• **Aim**
Could you repeat, exactly as they stand, the lines between the one with "Emit a component" and the one with "import * as", inclusive, minus the pictures?

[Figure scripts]
::::::::::
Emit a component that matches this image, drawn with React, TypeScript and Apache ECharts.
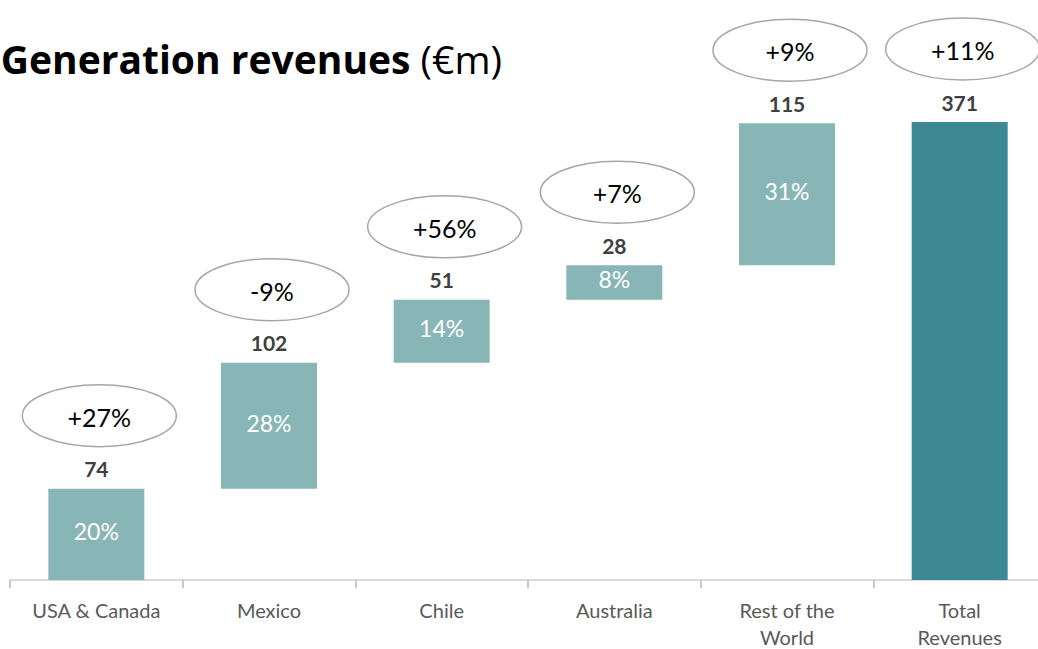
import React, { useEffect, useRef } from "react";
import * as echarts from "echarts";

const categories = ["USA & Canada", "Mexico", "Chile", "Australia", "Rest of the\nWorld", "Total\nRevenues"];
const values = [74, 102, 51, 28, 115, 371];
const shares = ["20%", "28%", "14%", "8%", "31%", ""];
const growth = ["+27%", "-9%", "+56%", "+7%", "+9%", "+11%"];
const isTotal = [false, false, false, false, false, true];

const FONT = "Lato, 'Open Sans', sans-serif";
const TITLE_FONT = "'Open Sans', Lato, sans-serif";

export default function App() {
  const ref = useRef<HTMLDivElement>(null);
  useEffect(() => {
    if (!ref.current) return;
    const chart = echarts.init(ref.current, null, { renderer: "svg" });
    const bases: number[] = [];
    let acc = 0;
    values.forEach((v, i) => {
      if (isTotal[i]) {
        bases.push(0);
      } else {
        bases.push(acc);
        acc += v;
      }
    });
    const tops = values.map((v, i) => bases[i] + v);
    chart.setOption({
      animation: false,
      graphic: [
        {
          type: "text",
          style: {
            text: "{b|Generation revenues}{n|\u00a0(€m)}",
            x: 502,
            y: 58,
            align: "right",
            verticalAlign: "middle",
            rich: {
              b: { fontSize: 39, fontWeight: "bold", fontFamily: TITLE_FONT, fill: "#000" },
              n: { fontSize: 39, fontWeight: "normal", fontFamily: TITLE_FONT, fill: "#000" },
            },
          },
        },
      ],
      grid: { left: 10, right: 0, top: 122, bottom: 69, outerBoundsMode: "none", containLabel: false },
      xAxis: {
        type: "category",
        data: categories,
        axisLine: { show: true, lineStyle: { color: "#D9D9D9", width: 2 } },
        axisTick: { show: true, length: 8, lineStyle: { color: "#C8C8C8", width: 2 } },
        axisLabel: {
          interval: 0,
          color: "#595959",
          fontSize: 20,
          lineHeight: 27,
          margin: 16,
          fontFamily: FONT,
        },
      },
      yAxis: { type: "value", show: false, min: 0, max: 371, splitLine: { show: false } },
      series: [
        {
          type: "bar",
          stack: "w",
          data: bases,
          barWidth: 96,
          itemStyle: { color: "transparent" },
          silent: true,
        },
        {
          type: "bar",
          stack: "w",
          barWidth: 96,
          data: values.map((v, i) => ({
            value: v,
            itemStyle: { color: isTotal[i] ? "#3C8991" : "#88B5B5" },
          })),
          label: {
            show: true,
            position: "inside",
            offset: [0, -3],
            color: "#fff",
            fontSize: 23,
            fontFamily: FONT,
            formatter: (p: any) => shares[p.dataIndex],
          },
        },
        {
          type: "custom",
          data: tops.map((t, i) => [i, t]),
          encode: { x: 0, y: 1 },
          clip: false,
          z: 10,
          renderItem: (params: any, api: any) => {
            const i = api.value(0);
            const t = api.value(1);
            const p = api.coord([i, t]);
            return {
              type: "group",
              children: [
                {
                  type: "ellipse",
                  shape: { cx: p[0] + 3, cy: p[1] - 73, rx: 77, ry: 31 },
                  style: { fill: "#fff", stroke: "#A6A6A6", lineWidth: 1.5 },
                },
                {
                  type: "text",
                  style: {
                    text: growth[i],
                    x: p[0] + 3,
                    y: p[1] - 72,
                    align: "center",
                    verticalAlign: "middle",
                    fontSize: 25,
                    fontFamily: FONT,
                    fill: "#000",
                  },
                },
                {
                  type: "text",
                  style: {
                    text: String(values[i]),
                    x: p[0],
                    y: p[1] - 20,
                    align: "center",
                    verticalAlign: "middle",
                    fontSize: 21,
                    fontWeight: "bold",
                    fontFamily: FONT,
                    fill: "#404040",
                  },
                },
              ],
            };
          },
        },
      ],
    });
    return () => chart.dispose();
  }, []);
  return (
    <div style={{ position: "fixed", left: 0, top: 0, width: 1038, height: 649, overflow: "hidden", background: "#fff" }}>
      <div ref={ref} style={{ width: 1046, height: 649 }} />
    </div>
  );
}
::::::::::
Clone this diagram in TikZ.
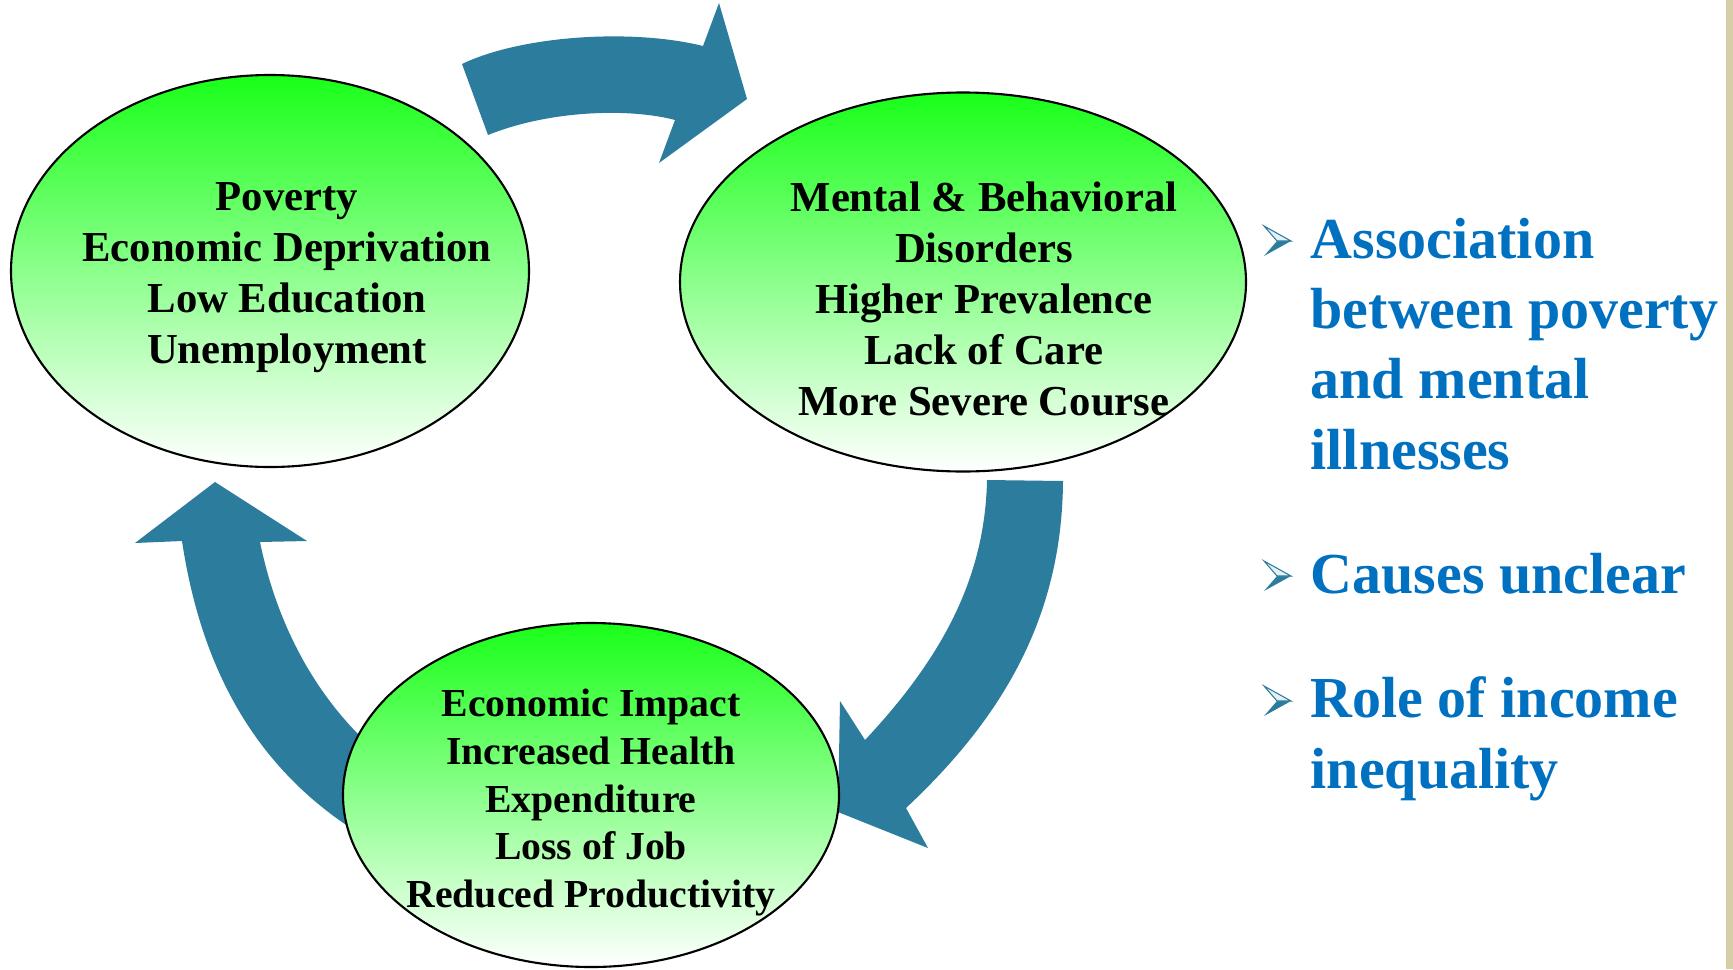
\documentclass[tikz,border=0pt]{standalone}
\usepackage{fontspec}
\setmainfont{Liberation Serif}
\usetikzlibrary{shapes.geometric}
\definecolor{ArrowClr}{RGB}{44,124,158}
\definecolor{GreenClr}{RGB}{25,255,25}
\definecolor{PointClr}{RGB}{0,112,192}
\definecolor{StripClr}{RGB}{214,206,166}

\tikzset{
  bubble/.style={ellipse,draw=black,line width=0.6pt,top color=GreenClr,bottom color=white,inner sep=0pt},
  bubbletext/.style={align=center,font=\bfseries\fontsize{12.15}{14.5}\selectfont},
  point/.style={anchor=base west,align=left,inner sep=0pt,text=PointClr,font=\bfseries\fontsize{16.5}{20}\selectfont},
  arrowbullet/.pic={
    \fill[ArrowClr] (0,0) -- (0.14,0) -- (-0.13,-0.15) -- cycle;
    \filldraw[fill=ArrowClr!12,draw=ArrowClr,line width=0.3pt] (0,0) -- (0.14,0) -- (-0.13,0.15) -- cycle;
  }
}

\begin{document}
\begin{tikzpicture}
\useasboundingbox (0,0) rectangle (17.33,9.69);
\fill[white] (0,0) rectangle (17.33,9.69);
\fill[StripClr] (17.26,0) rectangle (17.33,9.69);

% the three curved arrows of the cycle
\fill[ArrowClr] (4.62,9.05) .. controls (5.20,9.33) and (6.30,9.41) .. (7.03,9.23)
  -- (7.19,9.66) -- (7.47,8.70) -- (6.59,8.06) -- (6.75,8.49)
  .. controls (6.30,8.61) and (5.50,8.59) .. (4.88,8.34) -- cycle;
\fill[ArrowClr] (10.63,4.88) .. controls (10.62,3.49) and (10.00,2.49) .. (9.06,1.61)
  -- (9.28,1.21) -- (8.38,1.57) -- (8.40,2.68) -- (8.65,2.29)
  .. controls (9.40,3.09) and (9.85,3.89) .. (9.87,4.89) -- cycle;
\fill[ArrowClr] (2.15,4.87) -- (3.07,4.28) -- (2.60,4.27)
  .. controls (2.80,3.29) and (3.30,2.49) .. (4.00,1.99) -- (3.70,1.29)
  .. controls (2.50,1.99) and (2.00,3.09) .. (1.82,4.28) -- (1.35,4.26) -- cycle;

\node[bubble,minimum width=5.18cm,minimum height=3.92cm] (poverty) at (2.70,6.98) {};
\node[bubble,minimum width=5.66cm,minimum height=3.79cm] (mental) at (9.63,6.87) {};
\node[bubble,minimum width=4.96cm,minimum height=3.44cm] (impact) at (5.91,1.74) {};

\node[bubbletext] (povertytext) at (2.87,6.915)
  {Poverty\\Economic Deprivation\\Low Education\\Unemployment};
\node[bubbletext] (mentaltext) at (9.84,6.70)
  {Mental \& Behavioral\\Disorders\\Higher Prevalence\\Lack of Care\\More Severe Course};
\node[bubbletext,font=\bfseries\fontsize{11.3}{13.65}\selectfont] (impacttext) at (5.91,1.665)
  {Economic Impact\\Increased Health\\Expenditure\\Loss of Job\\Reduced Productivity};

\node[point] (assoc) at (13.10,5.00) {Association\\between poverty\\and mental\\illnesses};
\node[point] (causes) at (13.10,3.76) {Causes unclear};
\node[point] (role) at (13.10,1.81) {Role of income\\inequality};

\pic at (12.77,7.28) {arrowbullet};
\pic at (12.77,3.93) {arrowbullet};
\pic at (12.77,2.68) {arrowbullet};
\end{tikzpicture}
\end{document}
::::::::::
• **Completed task**
Emit a component that matches this image, drawn with React, TypeScript and Apache ECharts.
import React, { useEffect, useRef } from "react";
import * as echarts from "echarts";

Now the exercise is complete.